A slight variant on the above is to follow a new fashion emerging this year, namely to participate in very expensive touristic activities while dressed as scruffy American college kids. Flying to expensive places on cut-price airlines is extremely trendy for this reason, and taking Ryanair to Brescia in order to attend the Verona opera festival is a perfect example. "We find that lots of young people are saving money on the air fare in order to spend it at the opera," Ethel Power, the head of communications for Ryanair, tells me.

Similar examples include flying another Ryanair route to Alghero in Sardinia, to reach the Aga Khan's Costa Smeralda resort, or using Go's route to Naples as a means of reaching Positano.

Another gambit I recommend for this summer is to seek out the resorts known to be exclusive and glamorous by the locals, but not generally popular outside their native areas. Examples of this include a small, windy town on the Belgian North Sea coast, which serves as a resort for the ultra-rich of the Benelux and Ruhr valley regions. Never before heard of Knokke-Heist? You have now. Follow signs to Le Zoute, an area of town which "makes Monte Carlo look like Bognor" (according to the afficionado I spoke to). The Dutch, Germans and Belgians who run European industry drive their Ferraris and Lambourginis to eat in three-rosette Michelin restaurants here. Why not join them this summer.

Failing all this you will have to look outside Europe and, in fact, a City banker has suggested to me one powerful reason for doing so this summer: "People who count their money will all be taking their holiday in Euroland this year because it is so cheap," he says. "Which makes this the perfect time to rent a house in New England rather than in Tuscany." Martha's Vineyard and Nantucket, as ever, will be the places to take your family holiday if you want to rub shoulders with Spike Lee and the Clintons.

But as a select group of British class snobs are already aware, Latin America - with its excellent traditions of wealth-inequality- can offer even better opportunities than the USA. Try an estancia near Buenos Aires in Argentina, for example, or even better, in neighbouring Uruguay (which retains a pleasing exclusivity). The brochure from Journey Latin America describes the estancia accommodation thus: "An elegant country mansion shaded by whispering colonnades of poplars; landscape gardens viewed from oak-panelled drawing rooms..." Tennis, croquet and polo are among the available jollities.
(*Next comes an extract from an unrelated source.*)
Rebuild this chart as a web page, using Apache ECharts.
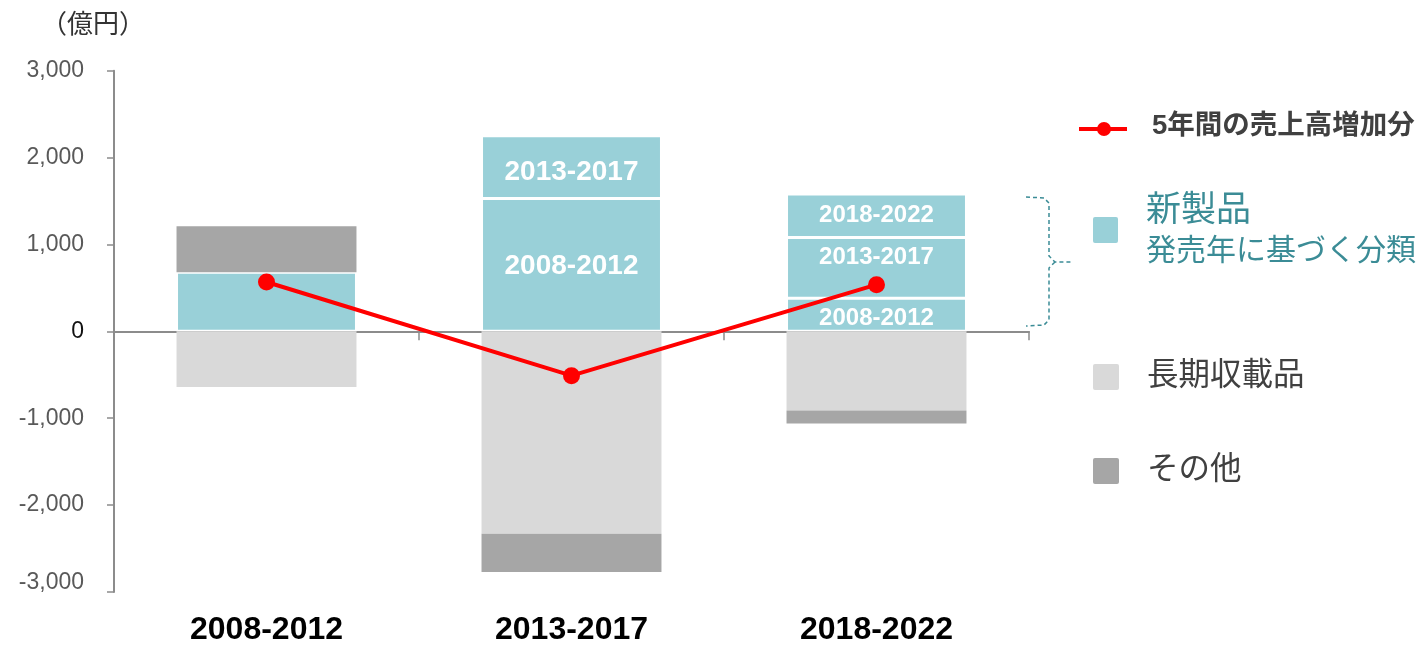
<!DOCTYPE html>
<html>
<head>
<meta charset="utf-8">
<script src="https://cdn.jsdelivr.net/npm/echarts@6/dist/echarts.min.js"></script>
<style>
	html, body { margin: 0; padding: 0; background: #fff; }
	#chart { width: 1423px; height: 646px; }
</style>
</head>
<body>
<div id="chart"></div>
<script>
// 期間（x軸）
var categories = ['2008-2012', '2013-2017', '2018-2022'];
// 新製品（発売年に基づく分類）
var cohort0812 = [680, 1530, 380];
var cohort1317 = [null, 720, 700];
var cohort1822 = [null, null, 500];
// 長期収載品・その他
var longTerm = [-640, -2330, -910];
var others = [530, -440, -150];
// 5年間の売上高増加分
var netIncrease = [568, -510, 537];
// y軸
var yTicks = [-3000, -2000, -1000, 0, 1000, 2000, 3000];

var FONT = "'Liberation Sans', Arial, 'Noto Sans CJK JP', sans-serif";
var TEAL = '#99d0d8';
var TEAL_TEXT = '#3b8c96';

// label size per bar (bar 1 has no labels)
var labelSize = [0, 28, 24];

function teal(values, name, topAlignIdx, offsets) {
	return {
		name: name,
		type: 'bar',
		stack: 'total',
		barWidth: '59%',
		itemStyle: { color: TEAL, borderColor: '#fff', borderWidth: 1.5 },
		data: values.map(function (v, i) {
			if (v === null) return null;
			return {
				value: v,
				label: {
					show: labelSize[i] > 0,
					formatter: name,
					position: i === topAlignIdx ? 'insideTop' : 'inside',
					distance: 8,
					offset: offsets ? offsets[i] : [0, 0],
					color: '#fff',
					fontWeight: 'bold',
					fontFamily: FONT,
					fontSize: labelSize[i] || 12
				}
			};
		})
	};
}

var chart = echarts.init(document.getElementById('chart'));

chart.setOption({
	animation: false,
	title: {
		text: '（億円）',
		left: 36,
		top: 8,
		textStyle: { fontSize: 26, fontWeight: 'normal', color: '#333', fontFamily: FONT }
	},
	grid: { left: 114, right: 394, top: 70.7, bottom: 53.3, containLabel: false },
	xAxis: [{
		type: 'category',
		data: categories,
		axisLine: { onZero: true, lineStyle: { color: '#8c8c8c', width: 2 } },
		axisTick: { show: true, length: 9, lineStyle: { color: '#8c8c8c', width: 1.5 } },
		axisLabel: { show: false }
	}, {
		type: 'category',
		data: categories,
		position: 'bottom',
		axisLine: { show: false },
		axisTick: { show: false },
		axisLabel: { margin: 22, fontSize: 32, fontWeight: 'bold', color: '#000', fontFamily: FONT }
	}],
	yAxis: {
		type: 'value',
		min: yTicks[0],
		max: yTicks[yTicks.length - 1],
		interval: 1000,
		splitLine: { show: false },
		axisLine: { show: true, lineStyle: { color: '#8c8c8c', width: 2 } },
		axisTick: { show: true, length: 7, lineStyle: { color: '#8c8c8c', width: 1.5 } },
		axisLabel: {
			margin: 30,
			fontSize: 23,
			color: '#595959',
			fontFamily: FONT,
			formatter: function (v) {
				if (v === 0) return '{z|0}';
				if (v === -3000) return '{b|' + v.toLocaleString('en-US') + '}';
				return v.toLocaleString('en-US');
			},
			rich: {
				z: { fontSize: 23, color: '#111', fontFamily: FONT },
				b: { fontSize: 23, color: '#595959', fontFamily: FONT, padding: [0, 0, 18, 0] }
			}
		}
	},
	series: [
		teal(cohort0812, '2008-2012', -1, [[0, 0], [0, 1], [0, 4]]),
		teal(cohort1317, '2013-2017', 2, [[0, 0], [0, 5], [0, 0]]),
		teal(cohort1822, '2018-2022', -1),
		{
			name: '長期収載品',
			type: 'bar',
			stack: 'total',
			barWidth: '59%',
			itemStyle: { color: '#d9d9d9' },
			data: longTerm
		},
		{
			name: 'その他',
			type: 'bar',
			stack: 'total',
			barWidth: '59%',
			itemStyle: { color: '#a6a6a6' },
			data: others
		},
		{
			name: '5年間の売上高増加分',
			type: 'line',
			z: 5,
			symbol: 'circle',
			symbolSize: 17,
			lineStyle: { color: '#ff0000', width: 4 },
			itemStyle: { color: '#ff0000' },
			data: netIncrease
		}
	],
	graphic: [
		// legend: line
		{ type: 'line', shape: { x1: 1079, y1: 129, x2: 1127, y2: 129 }, style: { stroke: '#ff0000', lineWidth: 4 } },
		{ type: 'circle', shape: { cx: 1104, cy: 129, r: 7 }, style: { fill: '#ff0000' } },
		{ type: 'text', left: 1152, top: 113, style: { text: '5年間の売上高増加分', fontSize: 27.5, fontWeight: 'bold', fill: '#404040', fontFamily: FONT } },
		// legend: new products
		{ type: 'rect', shape: { x: 1093, y: 217, width: 25, height: 26, r: 2 }, style: { fill: TEAL } },
		{ type: 'text', left: 1146, top: 194, style: { text: '新製品', fontSize: 35, fill: TEAL_TEXT, fontFamily: FONT } },
		{ type: 'text', left: 1146, top: 237, style: { text: '発売年に基づく分類', fontSize: 30, fill: TEAL_TEXT, fontFamily: FONT } },
		// legend: long-term
		{ type: 'rect', shape: { x: 1093, y: 364, width: 26, height: 26, r: 2 }, style: { fill: '#d9d9d9' } },
		{ type: 'text', left: 1147, top: 361, style: { text: '長期収載品', fontSize: 31.5, fill: '#404040', fontFamily: FONT } },
		// legend: other
		{ type: 'rect', shape: { x: 1093, y: 458, width: 26, height: 26, r: 2 }, style: { fill: '#a6a6a6' } },
		{ type: 'text', left: 1147, top: 455, style: { text: 'その他', fontSize: 31.5, fill: '#404040', fontFamily: FONT } },
		// bracket
		{ type: 'polyline', shape: { points: [[1026, 197], [1044, 198], [1049, 203], [1049, 256], [1055, 262], [1073, 262]] },
			style: { stroke: TEAL_TEXT, lineWidth: 1.5, lineDash: [4, 3], fill: null } },
		{ type: 'polyline', shape: { points: [[1055, 262], [1049, 268], [1049, 320], [1044, 325], [1026, 326]] },
			style: { stroke: TEAL_TEXT, lineWidth: 1.5, lineDash: [4, 3], fill: null } }
	]
});
</script>
</body>
</html>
But if you are not tempted by the thought of scones in La Pampa, you obviously need to get down to Cabo San Lucas on the southern tip of the Baha peninsula in Mexico instead. This is where deep-sea fishing and an end-of-world feeling have tempted both Madonna and Sylvester Stallone to build their holiday houses into the cliff-face behind the fishing village.
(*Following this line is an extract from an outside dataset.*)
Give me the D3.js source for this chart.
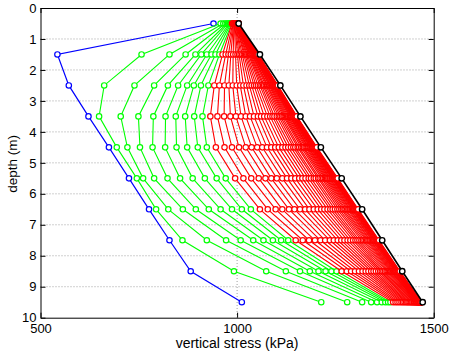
<!DOCTYPE html>
<html><head><meta charset="utf-8">
<script src="https://cdn.jsdelivr.net/npm/d3@7/dist/d3.min.js"></script>
<style>body{margin:0;background:#fff}svg{display:block;background:#fff}</style>
</head><body><svg id="c" width="452" height="356"></svg>
<script>
// depth of each measurement (m)
const depths = [0.5, 1.5, 2.5, 3.5, 4.5, 5.5, 6.5, 7.5, 8.5, 9.5];
// initial profile (blue)
const initialStress = [940, 543, 572, 622, 674, 725, 776, 828, 882, 1012];
// early iterations (green)
const greenStress = [
  [958, 757, 662, 649, 694, 745, 794, 861, 992, 1214],
  [965, 828, 739, 704, 721, 761, 825, 923, 1074, 1280],
  [970, 869, 789, 749, 753, 789, 862, 972, 1124, 1318],
  [974, 894, 824, 787, 785, 823, 895, 1009, 1160, 1341],
  [977, 909, 850, 818, 817, 855, 928, 1041, 1185, 1356],
  [980, 923, 873, 844, 846, 887, 958, 1067, 1207, 1368],
  [982, 935, 890, 868, 873, 918, 987, 1091, 1225, 1377],
  [984, 945, 908, 891, 900, 948, 1012, 1112, 1240, 1384],
  [986, 955, 927, 912, 923, 971, 1035, 1130, 1253, 1390]
];
// later iterations (red)
const redStress = [
  [987, 963, 942, 932, 946, 995, 1058, 1149, 1266, 1397],
  [989, 971, 955, 950, 968, 1016, 1078, 1167, 1279, 1403],
  [990, 978, 968, 967, 987, 1036, 1098, 1183, 1290, 1408],
  [991, 984, 979, 983, 1005, 1055, 1115, 1198, 1300, 1413],
  [992, 990, 989, 997, 1022, 1072, 1132, 1212, 1310, 1418],
  [993, 996, 999, 1010, 1037, 1087, 1146, 1224, 1319, 1422],
  [994, 1001, 1008, 1022, 1051, 1101, 1160, 1236, 1327, 1426],
  [995, 1005, 1016, 1033, 1064, 1115, 1173, 1246, 1334, 1430],
  [996, 1009, 1024, 1043, 1076, 1127, 1184, 1256, 1341, 1433],
  [996, 1013, 1031, 1053, 1087, 1138, 1195, 1265, 1347, 1436],
  [997, 1017, 1037, 1061, 1097, 1148, 1205, 1273, 1353, 1439],
  [997, 1020, 1043, 1069, 1106, 1158, 1214, 1281, 1359, 1442],
  [998, 1023, 1048, 1077, 1115, 1166, 1222, 1288, 1364, 1444],
  [998, 1026, 1053, 1084, 1123, 1174, 1230, 1295, 1368, 1446],
  [999, 1029, 1058, 1090, 1130, 1182, 1237, 1301, 1372, 1449],
  [999, 1031, 1062, 1095, 1137, 1188, 1243, 1306, 1376, 1450],
  [1000, 1033, 1066, 1101, 1143, 1195, 1249, 1311, 1380, 1452],
  [1000, 1035, 1069, 1106, 1148, 1200, 1255, 1316, 1383, 1454],
  [1000, 1037, 1073, 1110, 1154, 1206, 1260, 1320, 1386, 1455],
  [1001, 1039, 1076, 1114, 1158, 1210, 1265, 1324, 1389, 1457],
  [1001, 1040, 1078, 1118, 1163, 1215, 1269, 1328, 1391, 1458],
  [1001, 1042, 1081, 1121, 1167, 1219, 1273, 1331, 1393, 1459],
  [1001, 1043, 1083, 1124, 1170, 1223, 1276, 1334, 1395, 1460],
  [1002, 1044, 1085, 1127, 1174, 1226, 1280, 1337, 1397, 1461],
  [1002, 1045, 1087, 1130, 1177, 1229, 1283, 1339, 1399, 1462],
  [1002, 1046, 1089, 1133, 1180, 1232, 1286, 1342, 1401, 1463],
  [1002, 1047, 1091, 1135, 1182, 1235, 1288, 1344, 1402, 1463],
  [1002, 1048, 1092, 1137, 1185, 1237, 1291, 1346, 1404, 1464],
  [1002, 1049, 1094, 1139, 1187, 1240, 1293, 1348, 1405, 1465],
  [1003, 1050, 1095, 1141, 1189, 1242, 1295, 1349, 1406, 1465],
  [1003, 1050, 1096, 1142, 1191, 1244, 1297, 1351, 1407, 1466],
  [1003, 1051, 1097, 1144, 1193, 1245, 1298, 1352, 1408, 1466],
  [1003, 1051, 1098, 1145, 1194, 1247, 1300, 1354, 1409, 1467],
  [1003, 1052, 1099, 1146, 1196, 1249, 1301, 1355, 1410, 1467],
  [1003, 1052, 1100, 1148, 1197, 1250, 1303, 1356, 1411, 1468],
  [1003, 1053, 1101, 1149, 1199, 1251, 1304, 1357, 1412, 1468],
  [1003, 1053, 1102, 1150, 1200, 1252, 1305, 1358, 1412, 1468],
  [1003, 1054, 1102, 1151, 1201, 1254, 1306, 1359, 1413, 1469],
  [1003, 1054, 1103, 1151, 1202, 1255, 1307, 1360, 1414, 1469],
  [1003, 1054, 1104, 1152, 1203, 1256, 1308, 1361, 1414, 1469]
];
// final profile (black)
const finalStress = [1004, 1058, 1110, 1161, 1213, 1266, 1318, 1369, 1420, 1472];
const xTicks = [500, 1000, 1500];
const yTicks = [0, 1, 2, 3, 4, 5, 6, 7, 8, 9, 10];
const xLabel = "vertical stress (kPa)";
const yLabel = "depth (m)";

const svg = d3.select("#c");
const FONT = "'Liberation Sans', Arial, Helvetica, sans-serif";
const x = d3.scaleLinear().domain([500, 1500]).range([40.5, 433.7]);
const y = d3.scaleLinear().domain([0, 10]).range([8, 317.7]);

// grid
const grid = svg.append("g");
grid.selectAll("line.h").data(yTicks.filter(t => t > 0 && t < 10)).join("line")
  .attr("class", "h")
  .attr("x1", x(500)).attr("x2", x(1500))
  .attr("y1", d => y(d)).attr("y2", d => y(d))
  .attr("stroke", "#a0a0a0").attr("stroke-width", 1).attr("stroke-dasharray", "1,2");
grid.selectAll("line.v").data(xTicks.filter(t => t > 500 && t < 1500)).join("line")
  .attr("class", "v")
  .attr("y1", y(0)).attr("y2", y(10))
  .attr("x1", d => x(d)).attr("x2", d => x(d))
  .attr("stroke", "#a0a0a0").attr("stroke-width", 1).attr("stroke-dasharray", "1,2");

const line = d3.line().x(d => x(d[0])).y(d => y(d[1]));
function drawCurve(vals, color, lw, mlw) {
  const pts = vals.map((v, i) => [v, depths[i]]);
  const g = svg.append("g");
  g.append("path").attr("d", line(pts)).attr("fill", "none")
    .attr("stroke", color).attr("stroke-width", lw);
  g.selectAll("circle").data(pts).join("circle")
    .attr("cx", d => x(d[0])).attr("cy", d => y(d[1])).attr("r", 2.7)
    .attr("fill", "#fff").attr("stroke", color).attr("stroke-width", mlw);
}
drawCurve(initialStress, "#0000ff", 1.2, 1.2);
greenStress.forEach(c => drawCurve(c, "#00ff00", 1.1, 1.2));
redStress.forEach(c => drawCurve(c, "#ff0000", 1.1, 1.2));
drawCurve(finalStress, "#000000", 1.6, 1.4);

// axes
function styleAxis(g) {
  g.attr("font-family", FONT).attr("font-size", 13);
  g.selectAll("text").attr("fill", "#000");
  g.selectAll("line").attr("stroke", "#000");
  g.select(".domain").attr("stroke", "#000");
}
svg.append("g").attr("transform", `translate(${x(500)},0)`)
  .call(d3.axisLeft(y).tickValues(yTicks).tickSize(-5).tickSizeOuter(0).tickPadding(4).tickFormat(d3.format("d")))
  .call(styleAxis);
svg.append("g").attr("transform", `translate(0,${y(10)})`)
  .call(d3.axisBottom(x).tickValues(xTicks).tickSize(-5).tickSizeOuter(0).tickPadding(6).tickFormat(d3.format("d")))
  .call(styleAxis);
svg.append("g").attr("transform", `translate(0,${y(0)})`)
  .call(d3.axisTop(x).tickValues(xTicks).tickSize(-5).tickSizeOuter(0).tickFormat(""))
  .call(styleAxis);
svg.append("g").attr("transform", `translate(${x(1500)},0)`)
  .call(d3.axisRight(y).tickValues(yTicks).tickSize(-5).tickSizeOuter(0).tickFormat(""))
  .call(styleAxis);

svg.append("text").attr("x", (x(500) + x(1500)) / 2).attr("y", 348)
  .attr("text-anchor", "middle").attr("font-family", FONT).attr("font-size", 14)
  .text(xLabel);
svg.append("text").attr("transform", `translate(16.5,${(y(0) + y(10)) / 2 + 1}) rotate(-90)`)
  .attr("text-anchor", "middle").attr("font-family", FONT).attr("font-size", 13.5)
  .text(yLabel);
</script></body></html>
Looking ahead to next winter, the options for serious wealth snobs remain the Caribbean and the Indian Ocean. In the Caribbean, the Turks and Caicos Islands look to be a particularly good bet: recent or forthcoming visitors, I am assured, include Prince Andrew and Nigel Mansell. Just make sure you don't get fobbed off with some second-class island (Providenciales or Parrot Cay should be okay).

Down in the Indian Ocean, meanwhile, Fregate Island on the Seychelles is not to be snorted at. The entire island, reachable by private charter plane, contains only 16 private villas, each of which have their own bit of coast and beach, though the risk is that you would not see Nigel Mansell even if he was staying in the next villa. And think about choosing Mauritius instead if you want any chance of being served with a half-decent bottle of Chateauneuf-du-Pape before dinner.
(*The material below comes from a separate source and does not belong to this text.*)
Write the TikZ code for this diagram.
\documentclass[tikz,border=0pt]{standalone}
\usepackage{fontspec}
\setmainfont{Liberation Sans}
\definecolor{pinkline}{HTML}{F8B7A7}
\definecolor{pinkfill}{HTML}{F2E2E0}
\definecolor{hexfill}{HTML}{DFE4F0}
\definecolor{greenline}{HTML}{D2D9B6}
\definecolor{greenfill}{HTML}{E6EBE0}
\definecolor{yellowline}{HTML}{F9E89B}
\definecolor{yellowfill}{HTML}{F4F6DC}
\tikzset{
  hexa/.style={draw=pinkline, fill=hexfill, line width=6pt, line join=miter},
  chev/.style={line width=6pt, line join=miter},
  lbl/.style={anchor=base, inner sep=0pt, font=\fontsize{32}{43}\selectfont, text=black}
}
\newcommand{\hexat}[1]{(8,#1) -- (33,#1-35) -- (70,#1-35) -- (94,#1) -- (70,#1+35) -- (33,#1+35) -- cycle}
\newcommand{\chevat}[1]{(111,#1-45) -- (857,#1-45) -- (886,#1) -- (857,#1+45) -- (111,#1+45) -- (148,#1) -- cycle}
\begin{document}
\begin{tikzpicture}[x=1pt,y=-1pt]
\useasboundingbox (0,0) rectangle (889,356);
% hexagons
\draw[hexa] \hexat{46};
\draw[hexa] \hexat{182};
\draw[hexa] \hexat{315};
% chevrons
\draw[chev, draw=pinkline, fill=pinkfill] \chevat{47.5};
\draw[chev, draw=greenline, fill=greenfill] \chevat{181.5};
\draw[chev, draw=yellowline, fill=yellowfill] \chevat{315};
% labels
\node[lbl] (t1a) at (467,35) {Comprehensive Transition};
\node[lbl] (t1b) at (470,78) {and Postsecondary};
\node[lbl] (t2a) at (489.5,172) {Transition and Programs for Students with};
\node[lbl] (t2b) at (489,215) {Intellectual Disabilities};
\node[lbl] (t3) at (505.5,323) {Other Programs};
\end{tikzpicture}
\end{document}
Australasia might not sound like promising territory for any kind of snob I can think of, though Queensland's Hayman Island is the name to drop if you want to see an Aussie turn deferential (they can't help it). For similar reasons, if you are planning to be in Sydney for the Olympics, the only civilised place to stay will be the Lilianfels Country House Hotel, very British, and 90 minutes out of the city in the Blue Mountains.

Finally, I am told that over in New Zealand Lenny Henry and Dawn French have bought a house on Waiheki island, just outside Auckland, the new "Stockholm of the south". If that isn't a reason to get down there as fast as possible, you are obviously reading the wrong story.